I'm finally at my favorite point in playing Bethesda games -- where I know enough about the lore to really use the game as a tool for story telling. This is the character I am just starting:
SPOILERS for Fallout 3 & 4
All Cole ever wanted was a family. He spent the first eight years of his life under unspeakable conditions in The Pitt before the scourge, watching as everyone who tried to take care of him mutated or went mad. No one could be trusted and no law existed.
Then the Brotherhood of Steel came and took young Cole away. He had never seen metal men like this before, and immediately thought they were angels. He learned they were only people, but they were people with a strict code. They were not affectionate, but they were not cruel, and above all their actions were always consistent and predictable. He grew to love these people, and more importantly he grew to love the the ideals of the brotherhood itself. People could disappoint you, but Order was salvation.
He became an initiate and followed his new family to the capital wasteland. He despised the wasteland savages, not so much for the situation they found themselves in but for the fact that from his perspective they did little to improve themselves. It is one thing to find yourself in chaos, it is another to revel in it and call it freedom. Real freedom was the strength to not be afraid and of having allies whose allegiances were plain and unchanging.
So when Elder Lyons began to stray from the path of total allegiance to the goals of the brotherhood -- when he began to value the people of the wasteland over his own soldiers -- Cole left with others who stayed true to order. Soon after, on a mission to recover technology from the Dunwich building, Cole found himself separated from his team. He began to feel disoriented, incapable of remembering where he was or how he had got there. He stumbled through black passageways tormented by vicious whispers that reminded him of his childhood terrors. He began to feel like his power armor was suffocating him, so he took it off. Stumbling out of its bulkiness though, he hit his head and lost consciousness.
When he woke up, he found himself in a lab on a table, connected to wires and tubes. There were doctors in the corner, whispering that it had not worked (WHAT hadn't worked? he thought, still groggy) and that they should send the soldier back to his unit. Another doctor countered that he would be sick for some time and should be given leave.
Cole lost consciousness again and awoke to find himself in yet another strange place. This time it was a house and he was in the most comfortable bed he had ever been in.

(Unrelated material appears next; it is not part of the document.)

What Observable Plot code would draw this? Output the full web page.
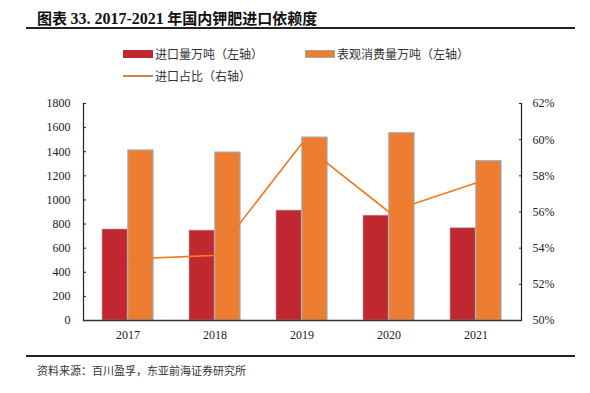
<!DOCTYPE html>
<html><head><meta charset="utf-8">
<script src="https://cdn.jsdelivr.net/npm/d3@7"></script>
<script src="https://cdn.jsdelivr.net/npm/@observablehq/plot@0.6"></script>
<style>
body{margin:0;background:#fff;}
#wrap{position:relative;width:590px;height:393px;overflow:hidden;font-family:"Noto Sans CJK SC",sans-serif;}
#wrap svg{position:absolute;left:0;top:0;}
.abs{position:absolute;white-space:nowrap;}
#title{left:37px;top:7px;font-size:15px;font-weight:bold;color:#111;}
#title .n{font-family:"Liberation Serif","Times New Roman",serif;font-size:16px;}
.hr{position:absolute;left:26px;width:549px;height:2px;background:#222;}
.leg{font-size:12px;color:#333;}
.sw{position:absolute;width:30px;height:8px;}
#src{left:37px;top:362px;font-size:11px;color:#333;}
</style></head>
<body><div id="wrap">
<div id="title" class="abs">图表 <span class="n">33. 2017-2021</span> 年国内钾肥进口依赖度</div>
<div class="hr" style="top:27px"></div>
<div class="sw" style="left:123px;top:50px;background:#C0272F"></div>
<div class="abs leg" style="left:155px;top:45px">进口量万吨（左轴）</div>
<div class="sw" style="left:305px;top:50px;background:#ED7D31;border:1px solid #a6a6a6;box-sizing:border-box"></div>
<div class="abs leg" style="left:337px;top:45px">表观消费量万吨（左轴）</div>
<div class="sw" style="left:123px;top:75px;height:2px;background:#D0804A"></div>
<div class="abs leg" style="left:155px;top:67px">进口占比（右轴）</div>
<div class="hr" style="top:355px"></div>
<div id="src" class="abs">资料来源：百川盈孚，东亚前海证券研究所</div>
</div>
<script>
const years = ["2017","2018","2019","2020","2021"];
const imports = [755, 746, 912, 870, 765];
const consumption = [1410, 1393, 1517, 1553, 1321];
const ratio = [53.4, 53.6, 59.8, 56.0, 57.6];
const leftTicks = [0,200,400,600,800,1000,1200,1400,1600,1800];
const rightTicks = [50,52,54,56,58,60,62];

const toLeft = p => (p - 50) * 150;
const data = years.map((y,i)=>({year:y, imp:imports[i], con:consumption[i], r:toLeft(ratio[i])}));
const serif = "'Liberation Serif','Times New Roman',serif";

const chart = Plot.plot({
  width: 590, height: 393,
  marginLeft: 83, marginRight: 69, marginTop: 103, marginBottom: 73,
  style: {fontFamily: serif, fontSize: "12px", color: "#222", background: "transparent"},
  x: {domain: years, paddingInner: 0.41, paddingOuter: 0.205, label: null},
  y: {domain: [0, 1800], label: null},
  marks: [
    Plot.barY(data, {x: "year", y: "imp", fill: "#C0272F", stroke: "#b0b0b0", strokeWidth: 0.6, insetRight: 25.85}),
    Plot.barY(data, {x: "year", y: "con", fill: "#ED7D31", stroke: "#a6a6a6", strokeWidth: 1.2, insetLeft: 25.85}),
    Plot.line(data, {x: "year", y: "r", stroke: "#F07A22", strokeWidth: 1.6}),
    Plot.frame({anchor: "left", stroke: "#222", strokeWidth: 1.2}),
    Plot.frame({anchor: "right", stroke: "#222", strokeWidth: 1.2}),
    Plot.axisY(leftTicks, {anchor: "left", tickSize: -3, tickPadding: 16, label: null, tickFormat: d => String(d), fontSize: 12}),
    Plot.axisY(rightTicks.map(toLeft), {anchor: "right", tickSize: -3, tickPadding: 14, label: null, tickFormat: v => Math.round(v/150 + 50) + "%", fontSize: 12}),
    Plot.axisX({tickSize: 0, tickPadding: 10, label: null, fontSize: 12}),
    Plot.ruleY([0], {stroke: "#333", strokeWidth: 1.5})
  ]
});
document.getElementById("wrap").prepend(chart);
</script>
</body></html>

He was extremely feverish and could not speak. As he faded in and out of consciousness, a woman was often there. He came to understand that she thought his name was James. She believed herself to be his wife. She believed he had been the victim of a chemical attack during a battle he had fought. That he had first been pronounced MIA but miraculously the military had found him. And, most importantly, that she loved him. She was so kind, and existence was so peaceful -- even more than the brotherhood, which was orderly but never serene -- that he began to believe her.
When he could finally walk to the mirror, he saw a face that looked similar to his but was not his own. But, he corrected himself, it was his now. However he had gotten this life, he liked it. He got better and returned to life in the military, an existence not so different from the brotherhood. Except now he got to come home to the most beautiful loving person he had ever met. Of course he knew he must seem strange to her, but she never let on if she saw a difference. He stayed up many a night wondering if he was being cruel to her or cruel to some other man whose life he had stolen. But what was he supposed to do? Who would he help by speaking the truth? All he could do was try to be worthy for what he had been given. And to give her what she wanted: a baby.
So they brought Shawn into the world, and James/Cole almost believed his previous life had been a dream. Almost. Until the bombs fell.
Now, as the sole survivor of vault 111, he finds himself almost back where he began. As his previous life comes flooding back, he knows the only thing that will save himself, his son, and the world is the safety of the brotherhood of steel. He must find the brotherhood and convince them to help him. But for the first time in his life, he understands divided loyalty. He loves the brotherhood, but now he loves it not for itself but for what it can do for the one person he loves even more: Shawn. He must convince the brotherhood to help save Shawn, one individual in a sea of suffering -- the same sort of "sentimental" mission that Elder Lyons would've taken on and that Cole had never before understood. Cole is once again alone in the wasteland looking for a family, and his only hope is that in using one to find the other he can somehow manage to restore both. Or at least one.